Betti talks about standing at the top of the stairs at 5:00 p.m. in Toronto’s busy Bloor/Young subway station. Looking down, all of the people appear as one big mass. Looking closer, he sees patterns: people in suits head southbound, people in jeans tend to go westbound.
His new work takes a similar view from the top. By grouping bees by age, he can see patterns among bees at one day old, two days old and onward through their life cycle.
This more complex model allows Betti to accurately capture activity. If he can understand hive patterns, he can correlate behavior to threats, whether that’s pesticides or infection.
Pesticides an Easy Target
Although pesticides have been in the news lately as the biggest threat to bee health, Betti says that current scientific studies point to a combination of factors causing overwintering losses of up to 29 percent of hives, as reported by Health Canada.
“We should also be looking at infections and farming practices,” he says. “The big farms, the ones that require bees most to pollinate their crops, still tend to work in a very industrial manner.”
Industrial farms plant acres and acres of a single crop -- giving bees access to plentiful food, but only one kind of food -- and then take it all away at harvest. The lack of biodiversity and stable food source results in weaker bees.
Infections, parasites and pests are other significant factors, Betti says. “There are a million different travel routes for people, fruits, vegetables. Any disease spreads faster these days because of how much people and goods are travelling.”

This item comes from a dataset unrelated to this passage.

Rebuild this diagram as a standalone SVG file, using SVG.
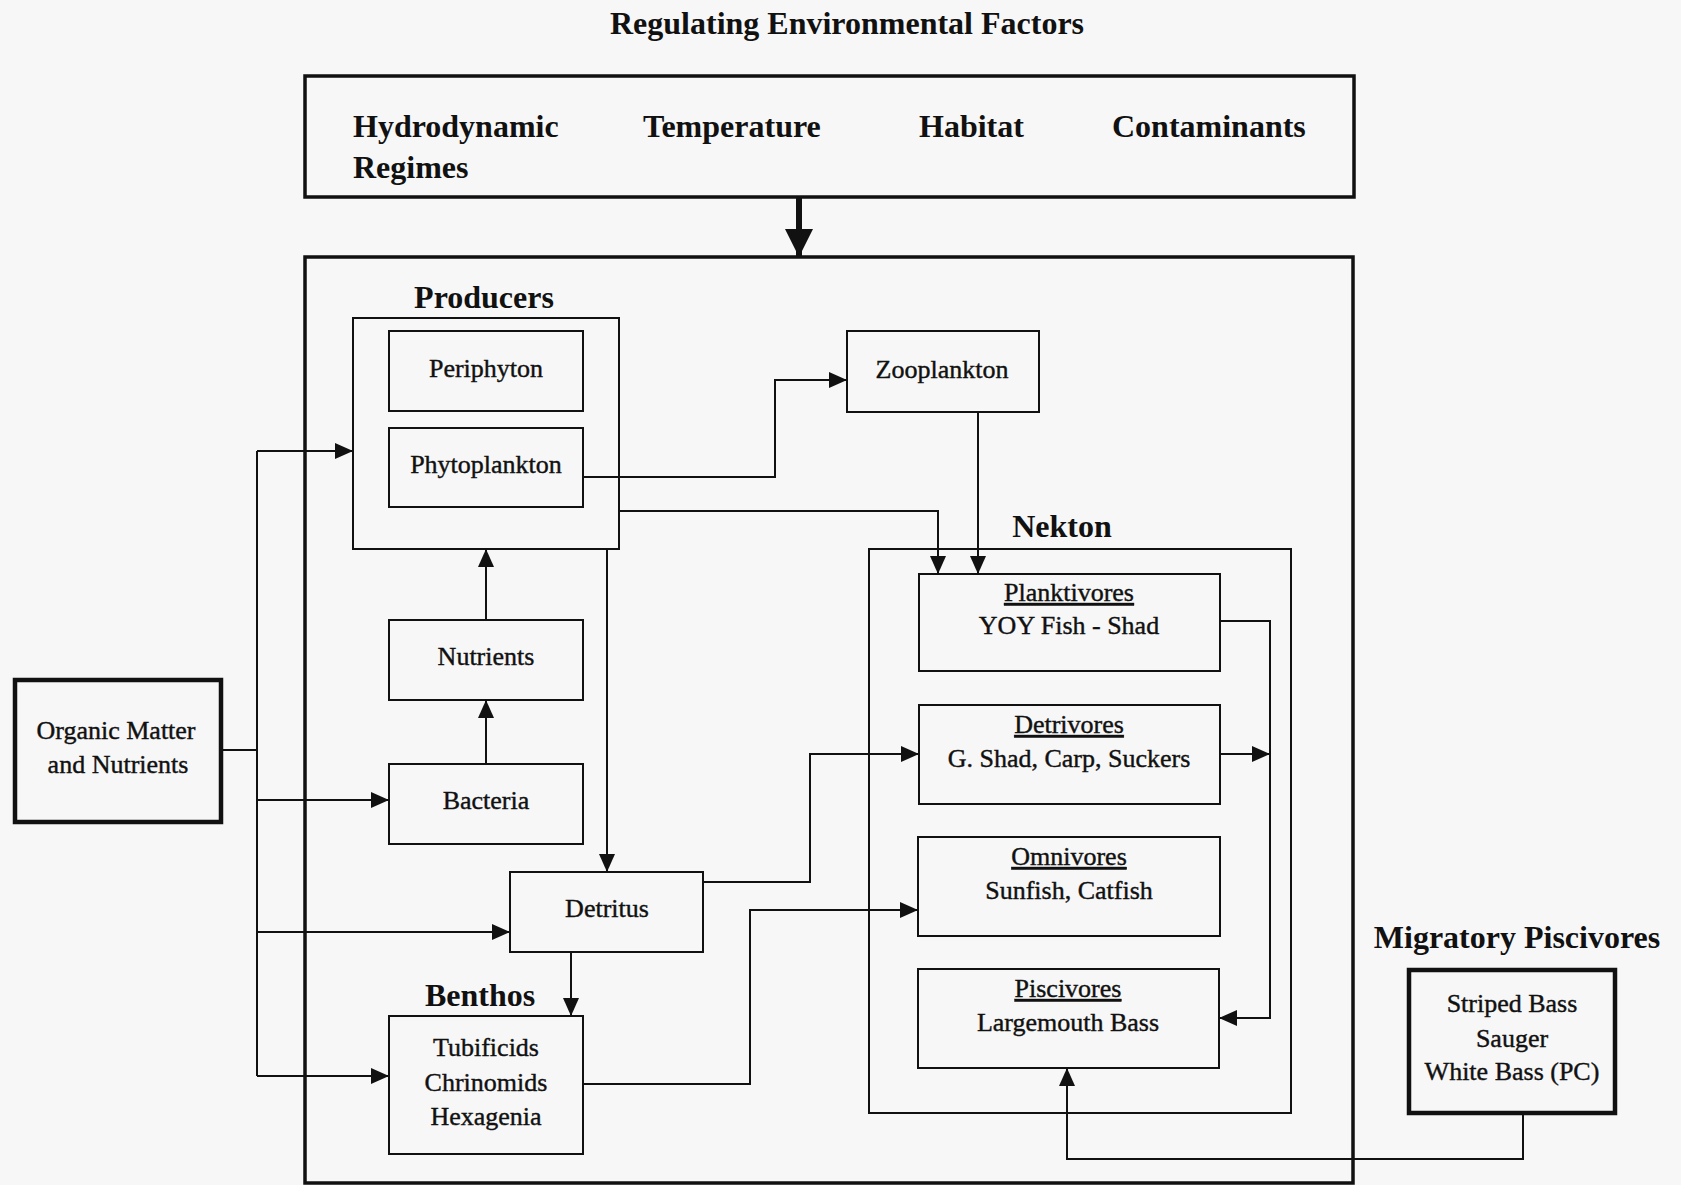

Although farmers directly control pesticides, they can’t simply stop or infestations will kill the crops we need. Betti notes that studies are underway to determine optimal pesticide use for both bee and crop health.
It will take a while to see improvements, even if all of these factors are addressed. In the meantime, Betti is confident we can have our pie and eat it too if we start using math models to optimize hive health now.
“We’re finding warning signs so we can prevent an impact rather than react to one,” he says. “If we do things right, and do them now, no one will see a change in their everyday lives.”
“You know we’ve failed if you go to the supermarket and they laugh when you ask for apples.”